§ **The exercise**
Extract the full listing verbatim and drop any pictures from your copy.
start Dataset section
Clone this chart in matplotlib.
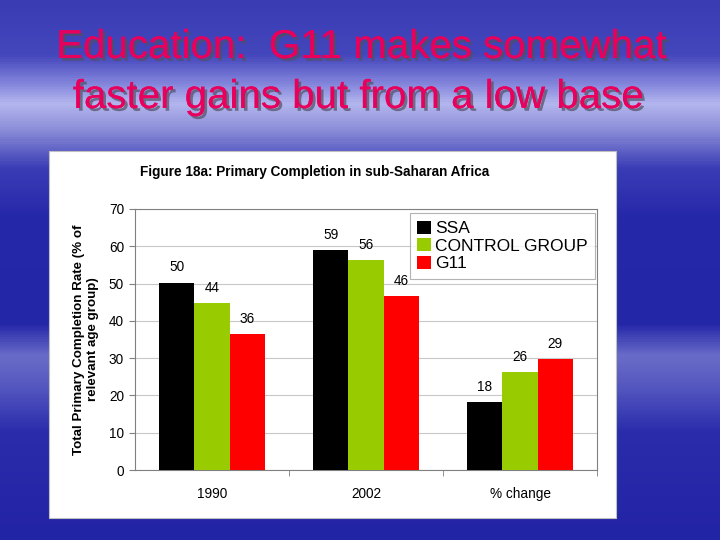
import numpy as np
import matplotlib
matplotlib.use('Agg')
import matplotlib.pyplot as plt
import matplotlib.patheffects as pe
from matplotlib.patches import Rectangle, Patch
from matplotlib.colors import LinearSegmentedColormap

plt.rcParams['font.family'] = ['Liberation Sans', 'DejaVu Sans']

# data
categories = ['1990', '2002', '% change']
ssa = [50.2, 59.0, 18.2]
control = [44.7, 56.2, 26.3]
g11 = [36.5, 46.7, 29.8]
series_names = ['SSA', 'CONTROL GROUP', 'G11']
series_colors = ['#000000', '#99cc00', '#ff0000']

fig = plt.figure(figsize=(7.2, 5.4), dpi=100)

# slide background: blue gradient
bg = fig.add_axes([0, 0, 1, 1])
bg.set_axis_off()
bg.set_zorder(-5)
stops = [(0.0, '#3a3cb4'), (0.10, '#4446bc'), (0.16, '#8c8ee0'), (0.19, '#b4b6ee'),
         (0.24, '#8a8cd8'), (0.31, '#3a3cb6'), (0.40, '#2628aa'), (0.60, '#2426a8'),
         (0.66, '#6a6cc8'), (0.72, '#5456c0'), (0.80, '#2a2cab'), (1.0, '#2224a6')]
cmap = LinearSegmentedColormap.from_list('slide', stops)
grad = np.linspace(0, 1, 540).reshape(-1, 1)
bg.imshow(grad, aspect='auto', cmap=cmap, extent=[0, 1, 0, 1], origin='upper')
bg.set_xlim(0, 1)
bg.set_ylim(0, 1)

# slide title
shadow = [pe.withSimplePatchShadow(offset=(2, -2), shadow_rgbFace='#505060', alpha=0.7), pe.Normal()]
fig.text(0.502, 1 - 47 / 540, 'Education:  G11 makes somewhat', ha='center', va='center',
         fontsize=29, color='#e8005c', path_effects=shadow)
fig.text(0.498, 1 - 97 / 540, 'faster gains but from a low base', ha='center', va='center',
         fontsize=29, color='#e8005c', path_effects=shadow)

# white chart panel
fig.patches.append(Rectangle((49 / 720, 1 - 518 / 540), 567 / 720, 367 / 540,
                             transform=fig.transFigure, facecolor='white',
                             edgecolor='#c0c0c0', linewidth=0.8, zorder=-1))

fig.text(315 / 720, 1 - 172 / 540, 'Figure 18a: Primary Completion in sub-Saharan Africa',
         ha='center', va='center', fontsize=9.8, fontweight='bold')

ax = fig.add_axes([135 / 720, 1 - 470 / 540, 462 / 720, 261 / 540])
ax.set_zorder(2)
ax.set_facecolor('white')
x = np.arange(len(categories))
w = 0.23
for i, (vals, name, col) in enumerate(zip([ssa, control, g11], series_names, series_colors)):
    pos = x + (i - 1) * w
    ax.bar(pos, vals, width=w, color=col, zorder=3, label=name)
    for p, v in zip(pos, vals):
        ax.annotate(str(int(v)), (p, v), xytext=(0, 6), textcoords='offset points',
                    ha='center', va='bottom', fontsize=9.8)

ax.set_xlim(-0.5, 2.5)
ax.set_ylim(0, 70)
ax.set_yticks(range(0, 71, 10))
ax.yaxis.grid(True, color='#c8c8c8', linewidth=0.8, zorder=0)
ax.set_xticks(x)
ax.set_xticklabels(categories, fontsize=9.8)
ax.set_xticks([0.5, 1.5, 2.5], minor=True)
ax.tick_params(axis='x', which='major', length=0, pad=12)
ax.tick_params(axis='x', which='minor', length=4, color='#808080')
ax.tick_params(axis='y', labelsize=9.8, length=4, color='#808080', pad=4)
for s in ax.spines.values():
    s.set_color('#808080')
    s.set_linewidth(0.8)
ax.set_ylabel('Total Primary Completion Rate (% of\nrelevant age group)', fontsize=9.6,
              fontweight='bold', labelpad=7, linespacing=1.25)

handles = [Patch(facecolor=c, edgecolor='none') for c in series_colors]
leg = ax.legend(handles, series_names, loc='upper right', bbox_to_anchor=(0.996, 0.985),
                fontsize=12.5, frameon=True, fancybox=False, borderaxespad=0,
                handlelength=0.8, handleheight=0.8, handletextpad=0.2,
                labelspacing=0.1, borderpad=0.45)
leg.get_frame().set_edgecolor('#a0a0a0')
leg.get_frame().set_linewidth(0.8)
leg.set_zorder(5)

fig.savefig('out.png', dpi=100)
end Dataset section
§ **Task answer**
Clone this chart in matplotlib.
import numpy as np
import matplotlib
matplotlib.use('Agg')
import matplotlib.pyplot as plt
import matplotlib.patheffects as pe
from matplotlib.patches import Rectangle, Patch
from matplotlib.colors import LinearSegmentedColormap

plt.rcParams['font.family'] = ['Liberation Sans', 'DejaVu Sans']

# data
categories = ['1990', '2002', '% change']
ssa = [50.2, 59.0, 18.2]
control = [44.7, 56.2, 26.3]
g11 = [36.5, 46.7, 29.8]
series_names = ['SSA', 'CONTROL GROUP', 'G11']
series_colors = ['#000000', '#99cc00', '#ff0000']

fig = plt.figure(figsize=(7.2, 5.4), dpi=100)

# slide background: blue gradient
bg = fig.add_axes([0, 0, 1, 1])
bg.set_axis_off()
bg.set_zorder(-5)
stops = [(0.0, '#3a3cb4'), (0.10, '#4446bc'), (0.16, '#8c8ee0'), (0.19, '#b4b6ee'),
         (0.24, '#8a8cd8'), (0.31, '#3a3cb6'), (0.40, '#2628aa'), (0.60, '#2426a8'),
         (0.66, '#6a6cc8'), (0.72, '#5456c0'), (0.80, '#2a2cab'), (1.0, '#2224a6')]
cmap = LinearSegmentedColormap.from_list('slide', stops)
grad = np.linspace(0, 1, 540).reshape(-1, 1)
bg.imshow(grad, aspect='auto', cmap=cmap, extent=[0, 1, 0, 1], origin='upper')
bg.set_xlim(0, 1)
bg.set_ylim(0, 1)

# slide title
shadow = [pe.withSimplePatchShadow(offset=(2, -2), shadow_rgbFace='#505060', alpha=0.7), pe.Normal()]
fig.text(0.502, 1 - 47 / 540, 'Education:  G11 makes somewhat', ha='center', va='center',
         fontsize=29, color='#e8005c', path_effects=shadow)
fig.text(0.498, 1 - 97 / 540, 'faster gains but from a low base', ha='center', va='center',
         fontsize=29, color='#e8005c', path_effects=shadow)

# white chart panel
fig.patches.append(Rectangle((49 / 720, 1 - 518 / 540), 567 / 720, 367 / 540,
                             transform=fig.transFigure, facecolor='white',
                             edgecolor='#c0c0c0', linewidth=0.8, zorder=-1))

fig.text(315 / 720, 1 - 172 / 540, 'Figure 18a: Primary Completion in sub-Saharan Africa',
         ha='center', va='center', fontsize=9.8, fontweight='bold')

ax = fig.add_axes([135 / 720, 1 - 470 / 540, 462 / 720, 261 / 540])
ax.set_zorder(2)
ax.set_facecolor('white')
x = np.arange(len(categories))
w = 0.23
for i, (vals, name, col) in enumerate(zip([ssa, control, g11], series_names, series_colors)):
    pos = x + (i - 1) * w
    ax.bar(pos, vals, width=w, color=col, zorder=3, label=name)
    for p, v in zip(pos, vals):
        ax.annotate(str(int(v)), (p, v), xytext=(0, 6), textcoords='offset points',
                    ha='center', va='bottom', fontsize=9.8)

ax.set_xlim(-0.5, 2.5)
ax.set_ylim(0, 70)
ax.set_yticks(range(0, 71, 10))
ax.yaxis.grid(True, color='#c8c8c8', linewidth=0.8, zorder=0)
ax.set_xticks(x)
ax.set_xticklabels(categories, fontsize=9.8)
ax.set_xticks([0.5, 1.5, 2.5], minor=True)
ax.tick_params(axis='x', which='major', length=0, pad=12)
ax.tick_params(axis='x', which='minor', length=4, color='#808080')
ax.tick_params(axis='y', labelsize=9.8, length=4, color='#808080', pad=4)
for s in ax.spines.values():
    s.set_color('#808080')
    s.set_linewidth(0.8)
ax.set_ylabel('Total Primary Completion Rate (% of\nrelevant age group)', fontsize=9.6,
              fontweight='bold', labelpad=7, linespacing=1.25)

handles = [Patch(facecolor=c, edgecolor='none') for c in series_colors]
leg = ax.legend(handles, series_names, loc='upper right', bbox_to_anchor=(0.996, 0.985),
                fontsize=12.5, frameon=True, fancybox=False, borderaxespad=0,
                handlelength=0.8, handleheight=0.8, handletextpad=0.2,
                labelspacing=0.1, borderpad=0.45)
leg.get_frame().set_edgecolor('#a0a0a0')
leg.get_frame().set_linewidth(0.8)
leg.set_zorder(5)

fig.savefig('out.png', dpi=100)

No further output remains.